Data segment >>
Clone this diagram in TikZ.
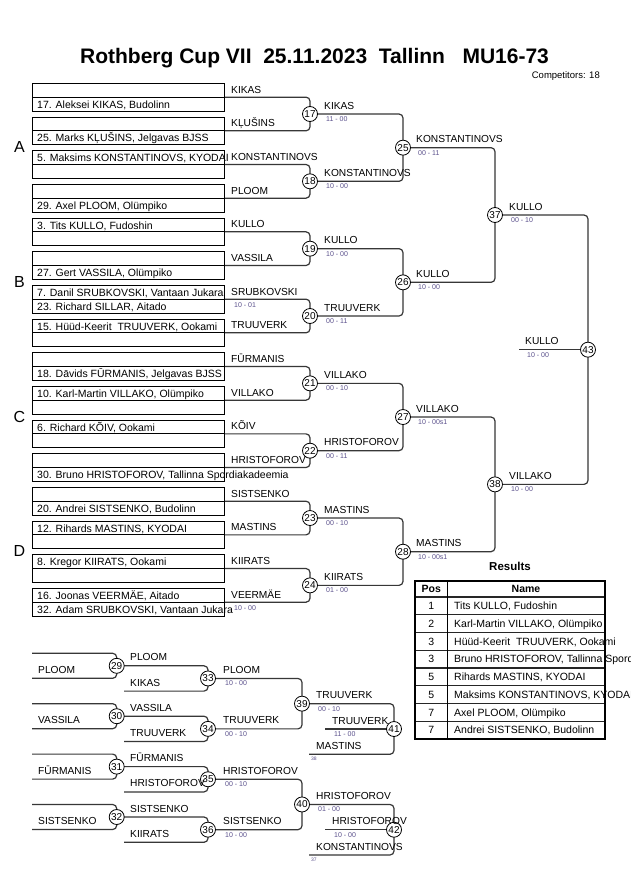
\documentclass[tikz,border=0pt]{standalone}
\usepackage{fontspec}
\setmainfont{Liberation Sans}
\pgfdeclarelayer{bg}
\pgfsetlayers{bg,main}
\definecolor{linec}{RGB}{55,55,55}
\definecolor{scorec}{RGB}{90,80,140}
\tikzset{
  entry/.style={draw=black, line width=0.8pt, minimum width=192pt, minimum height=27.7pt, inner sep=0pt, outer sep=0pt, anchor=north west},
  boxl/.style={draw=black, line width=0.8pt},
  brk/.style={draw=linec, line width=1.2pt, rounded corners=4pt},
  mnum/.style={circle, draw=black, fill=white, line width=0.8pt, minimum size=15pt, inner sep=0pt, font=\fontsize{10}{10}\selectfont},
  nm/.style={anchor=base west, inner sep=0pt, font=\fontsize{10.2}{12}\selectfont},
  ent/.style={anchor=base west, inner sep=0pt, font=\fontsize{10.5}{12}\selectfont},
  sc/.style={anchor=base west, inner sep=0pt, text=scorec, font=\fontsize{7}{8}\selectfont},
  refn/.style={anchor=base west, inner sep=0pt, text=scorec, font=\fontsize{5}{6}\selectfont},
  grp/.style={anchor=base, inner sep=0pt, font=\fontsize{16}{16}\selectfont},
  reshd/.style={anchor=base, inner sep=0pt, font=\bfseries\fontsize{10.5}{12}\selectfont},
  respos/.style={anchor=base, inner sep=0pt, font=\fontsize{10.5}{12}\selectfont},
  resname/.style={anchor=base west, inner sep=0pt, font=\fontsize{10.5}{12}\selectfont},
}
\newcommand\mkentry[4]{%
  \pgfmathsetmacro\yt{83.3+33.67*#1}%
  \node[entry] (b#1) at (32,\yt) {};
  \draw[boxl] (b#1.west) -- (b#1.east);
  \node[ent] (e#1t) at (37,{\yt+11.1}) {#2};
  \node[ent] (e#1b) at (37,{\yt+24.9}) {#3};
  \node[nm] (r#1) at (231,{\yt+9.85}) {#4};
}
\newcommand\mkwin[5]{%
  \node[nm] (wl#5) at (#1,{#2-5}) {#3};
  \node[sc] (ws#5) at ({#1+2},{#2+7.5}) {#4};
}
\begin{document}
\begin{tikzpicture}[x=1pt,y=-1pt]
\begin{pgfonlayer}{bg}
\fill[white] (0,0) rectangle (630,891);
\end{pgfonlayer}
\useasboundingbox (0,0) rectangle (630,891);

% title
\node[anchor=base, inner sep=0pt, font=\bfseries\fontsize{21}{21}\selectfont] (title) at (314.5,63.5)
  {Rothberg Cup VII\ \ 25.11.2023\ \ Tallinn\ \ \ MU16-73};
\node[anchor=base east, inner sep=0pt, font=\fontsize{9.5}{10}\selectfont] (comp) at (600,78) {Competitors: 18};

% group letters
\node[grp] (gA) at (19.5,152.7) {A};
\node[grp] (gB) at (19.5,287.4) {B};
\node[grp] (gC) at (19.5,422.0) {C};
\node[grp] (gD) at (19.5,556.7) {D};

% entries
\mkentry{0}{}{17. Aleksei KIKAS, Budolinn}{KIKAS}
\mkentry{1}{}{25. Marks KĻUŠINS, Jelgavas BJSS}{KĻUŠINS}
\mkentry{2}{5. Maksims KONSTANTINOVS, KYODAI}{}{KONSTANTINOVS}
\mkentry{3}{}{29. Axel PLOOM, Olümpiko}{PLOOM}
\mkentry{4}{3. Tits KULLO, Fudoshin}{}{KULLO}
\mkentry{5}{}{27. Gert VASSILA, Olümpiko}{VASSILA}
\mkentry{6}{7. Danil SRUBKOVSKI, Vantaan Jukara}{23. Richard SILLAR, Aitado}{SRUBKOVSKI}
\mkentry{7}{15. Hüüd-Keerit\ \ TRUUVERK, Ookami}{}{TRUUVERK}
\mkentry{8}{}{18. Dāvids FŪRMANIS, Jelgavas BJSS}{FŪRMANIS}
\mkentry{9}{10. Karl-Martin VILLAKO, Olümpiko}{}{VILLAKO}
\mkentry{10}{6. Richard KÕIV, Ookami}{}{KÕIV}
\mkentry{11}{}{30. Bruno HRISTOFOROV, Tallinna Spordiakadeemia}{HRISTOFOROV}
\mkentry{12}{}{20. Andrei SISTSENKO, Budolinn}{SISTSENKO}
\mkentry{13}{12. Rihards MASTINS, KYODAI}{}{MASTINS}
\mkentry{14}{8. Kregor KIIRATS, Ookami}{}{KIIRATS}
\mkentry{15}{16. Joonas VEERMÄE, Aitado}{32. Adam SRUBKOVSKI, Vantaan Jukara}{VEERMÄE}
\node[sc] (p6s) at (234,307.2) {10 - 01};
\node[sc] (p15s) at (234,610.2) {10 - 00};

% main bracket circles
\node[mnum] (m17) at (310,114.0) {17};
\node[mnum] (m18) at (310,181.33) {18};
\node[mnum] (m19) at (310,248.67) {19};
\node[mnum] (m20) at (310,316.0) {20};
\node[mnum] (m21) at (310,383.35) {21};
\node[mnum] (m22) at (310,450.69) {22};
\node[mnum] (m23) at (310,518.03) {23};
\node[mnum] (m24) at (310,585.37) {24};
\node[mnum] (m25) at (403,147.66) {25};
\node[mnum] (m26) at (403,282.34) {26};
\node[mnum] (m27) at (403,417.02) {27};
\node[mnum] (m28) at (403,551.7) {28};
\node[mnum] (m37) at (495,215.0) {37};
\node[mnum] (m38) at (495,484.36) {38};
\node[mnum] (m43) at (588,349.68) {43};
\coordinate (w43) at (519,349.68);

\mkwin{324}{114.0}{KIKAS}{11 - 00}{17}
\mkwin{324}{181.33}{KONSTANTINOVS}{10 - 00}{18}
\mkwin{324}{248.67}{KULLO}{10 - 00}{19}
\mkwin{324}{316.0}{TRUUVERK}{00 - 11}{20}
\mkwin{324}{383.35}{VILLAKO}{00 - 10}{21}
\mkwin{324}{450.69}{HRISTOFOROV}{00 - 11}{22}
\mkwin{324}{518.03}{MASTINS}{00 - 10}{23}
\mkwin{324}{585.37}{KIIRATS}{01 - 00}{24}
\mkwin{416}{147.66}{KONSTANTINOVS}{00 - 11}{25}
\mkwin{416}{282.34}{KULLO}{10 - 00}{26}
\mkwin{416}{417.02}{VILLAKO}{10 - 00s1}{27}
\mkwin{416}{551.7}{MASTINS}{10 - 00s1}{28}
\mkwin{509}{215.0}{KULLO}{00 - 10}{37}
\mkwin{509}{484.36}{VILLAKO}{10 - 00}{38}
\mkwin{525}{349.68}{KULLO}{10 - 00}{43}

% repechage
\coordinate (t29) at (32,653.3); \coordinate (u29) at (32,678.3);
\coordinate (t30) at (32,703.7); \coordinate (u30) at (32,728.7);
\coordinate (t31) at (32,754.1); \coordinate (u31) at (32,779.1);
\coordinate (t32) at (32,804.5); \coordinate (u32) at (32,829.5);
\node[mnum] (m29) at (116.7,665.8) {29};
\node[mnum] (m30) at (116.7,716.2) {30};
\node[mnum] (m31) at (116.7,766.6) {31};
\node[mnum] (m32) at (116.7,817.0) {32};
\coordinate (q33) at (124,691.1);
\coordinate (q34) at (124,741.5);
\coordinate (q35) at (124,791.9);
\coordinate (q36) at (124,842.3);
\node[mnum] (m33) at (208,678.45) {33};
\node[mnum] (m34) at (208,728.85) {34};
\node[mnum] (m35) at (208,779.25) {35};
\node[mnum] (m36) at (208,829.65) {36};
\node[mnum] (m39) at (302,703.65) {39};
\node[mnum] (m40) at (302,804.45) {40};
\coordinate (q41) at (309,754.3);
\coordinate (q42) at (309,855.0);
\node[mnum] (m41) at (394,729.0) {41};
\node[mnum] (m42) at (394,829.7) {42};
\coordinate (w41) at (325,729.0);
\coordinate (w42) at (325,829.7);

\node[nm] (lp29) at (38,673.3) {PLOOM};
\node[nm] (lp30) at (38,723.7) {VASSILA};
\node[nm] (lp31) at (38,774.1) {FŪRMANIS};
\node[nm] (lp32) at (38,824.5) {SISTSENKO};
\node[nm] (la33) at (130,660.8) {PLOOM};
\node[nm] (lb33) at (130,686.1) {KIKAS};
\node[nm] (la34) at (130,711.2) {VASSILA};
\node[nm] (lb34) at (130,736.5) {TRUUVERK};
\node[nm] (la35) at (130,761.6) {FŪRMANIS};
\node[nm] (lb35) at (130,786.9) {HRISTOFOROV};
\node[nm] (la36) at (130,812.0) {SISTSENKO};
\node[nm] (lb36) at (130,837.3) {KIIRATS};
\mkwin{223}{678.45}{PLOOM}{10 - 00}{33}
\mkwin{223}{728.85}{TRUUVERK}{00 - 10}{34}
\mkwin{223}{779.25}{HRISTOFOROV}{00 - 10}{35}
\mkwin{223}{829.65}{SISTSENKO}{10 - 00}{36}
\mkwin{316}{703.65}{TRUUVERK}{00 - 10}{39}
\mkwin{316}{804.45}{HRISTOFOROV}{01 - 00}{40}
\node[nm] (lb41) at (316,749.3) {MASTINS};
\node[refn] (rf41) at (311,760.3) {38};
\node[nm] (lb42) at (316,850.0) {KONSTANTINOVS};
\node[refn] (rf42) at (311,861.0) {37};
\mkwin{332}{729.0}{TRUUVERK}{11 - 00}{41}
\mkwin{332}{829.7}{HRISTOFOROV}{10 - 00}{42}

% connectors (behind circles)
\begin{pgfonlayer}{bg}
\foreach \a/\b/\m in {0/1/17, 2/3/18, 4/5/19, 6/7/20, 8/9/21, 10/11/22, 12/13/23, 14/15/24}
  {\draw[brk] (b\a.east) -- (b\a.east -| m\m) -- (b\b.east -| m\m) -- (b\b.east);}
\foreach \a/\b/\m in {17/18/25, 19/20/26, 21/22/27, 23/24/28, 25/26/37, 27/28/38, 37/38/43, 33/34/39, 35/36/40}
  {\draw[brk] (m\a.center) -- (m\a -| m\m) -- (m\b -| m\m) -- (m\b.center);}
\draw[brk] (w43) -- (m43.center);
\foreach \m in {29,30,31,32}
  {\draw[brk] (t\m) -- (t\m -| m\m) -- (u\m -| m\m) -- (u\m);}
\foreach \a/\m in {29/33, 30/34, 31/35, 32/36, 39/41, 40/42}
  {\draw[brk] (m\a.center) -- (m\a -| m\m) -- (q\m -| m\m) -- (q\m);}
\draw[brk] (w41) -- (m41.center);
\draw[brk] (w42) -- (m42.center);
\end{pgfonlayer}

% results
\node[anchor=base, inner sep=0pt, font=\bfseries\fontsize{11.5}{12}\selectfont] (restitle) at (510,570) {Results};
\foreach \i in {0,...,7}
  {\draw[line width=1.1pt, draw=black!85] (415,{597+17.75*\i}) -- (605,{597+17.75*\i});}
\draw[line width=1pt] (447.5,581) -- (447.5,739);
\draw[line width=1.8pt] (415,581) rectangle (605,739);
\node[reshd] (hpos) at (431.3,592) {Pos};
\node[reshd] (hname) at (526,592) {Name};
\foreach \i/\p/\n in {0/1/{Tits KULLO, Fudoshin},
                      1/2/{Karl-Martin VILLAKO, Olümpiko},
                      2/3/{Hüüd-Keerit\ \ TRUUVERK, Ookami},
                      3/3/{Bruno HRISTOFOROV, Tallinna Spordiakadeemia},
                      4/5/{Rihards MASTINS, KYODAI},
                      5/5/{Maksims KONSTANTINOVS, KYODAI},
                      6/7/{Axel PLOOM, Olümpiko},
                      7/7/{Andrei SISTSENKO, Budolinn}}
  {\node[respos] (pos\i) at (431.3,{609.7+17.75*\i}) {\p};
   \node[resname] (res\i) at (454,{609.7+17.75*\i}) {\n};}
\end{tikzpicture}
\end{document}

Work required >> Leave the pictures out and please restate exactly the lines running from the start of the material through the one with "(comp) at (600,78)".

Output below >>
Clone this diagram in TikZ.
\documentclass[tikz,border=0pt]{standalone}
\usepackage{fontspec}
\setmainfont{Liberation Sans}
\pgfdeclarelayer{bg}
\pgfsetlayers{bg,main}
\definecolor{linec}{RGB}{55,55,55}
\definecolor{scorec}{RGB}{90,80,140}
\tikzset{
  entry/.style={draw=black, line width=0.8pt, minimum width=192pt, minimum height=27.7pt, inner sep=0pt, outer sep=0pt, anchor=north west},
  boxl/.style={draw=black, line width=0.8pt},
  brk/.style={draw=linec, line width=1.2pt, rounded corners=4pt},
  mnum/.style={circle, draw=black, fill=white, line width=0.8pt, minimum size=15pt, inner sep=0pt, font=\fontsize{10}{10}\selectfont},
  nm/.style={anchor=base west, inner sep=0pt, font=\fontsize{10.2}{12}\selectfont},
  ent/.style={anchor=base west, inner sep=0pt, font=\fontsize{10.5}{12}\selectfont},
  sc/.style={anchor=base west, inner sep=0pt, text=scorec, font=\fontsize{7}{8}\selectfont},
  refn/.style={anchor=base west, inner sep=0pt, text=scorec, font=\fontsize{5}{6}\selectfont},
  grp/.style={anchor=base, inner sep=0pt, font=\fontsize{16}{16}\selectfont},
  reshd/.style={anchor=base, inner sep=0pt, font=\bfseries\fontsize{10.5}{12}\selectfont},
  respos/.style={anchor=base, inner sep=0pt, font=\fontsize{10.5}{12}\selectfont},
  resname/.style={anchor=base west, inner sep=0pt, font=\fontsize{10.5}{12}\selectfont},
}
\newcommand\mkentry[4]{%
  \pgfmathsetmacro\yt{83.3+33.67*#1}%
  \node[entry] (b#1) at (32,\yt) {};
  \draw[boxl] (b#1.west) -- (b#1.east);
  \node[ent] (e#1t) at (37,{\yt+11.1}) {#2};
  \node[ent] (e#1b) at (37,{\yt+24.9}) {#3};
  \node[nm] (r#1) at (231,{\yt+9.85}) {#4};
}
\newcommand\mkwin[5]{%
  \node[nm] (wl#5) at (#1,{#2-5}) {#3};
  \node[sc] (ws#5) at ({#1+2},{#2+7.5}) {#4};
}
\begin{document}
\begin{tikzpicture}[x=1pt,y=-1pt]
\begin{pgfonlayer}{bg}
\fill[white] (0,0) rectangle (630,891);
\end{pgfonlayer}
\useasboundingbox (0,0) rectangle (630,891);

% title
\node[anchor=base, inner sep=0pt, font=\bfseries\fontsize{21}{21}\selectfont] (title) at (314.5,63.5)
  {Rothberg Cup VII\ \ 25.11.2023\ \ Tallinn\ \ \ MU16-73};
\node[anchor=base east, inner sep=0pt, font=\fontsize{9.5}{10}\selectfont] (comp) at (600,78) {Competitors: 18};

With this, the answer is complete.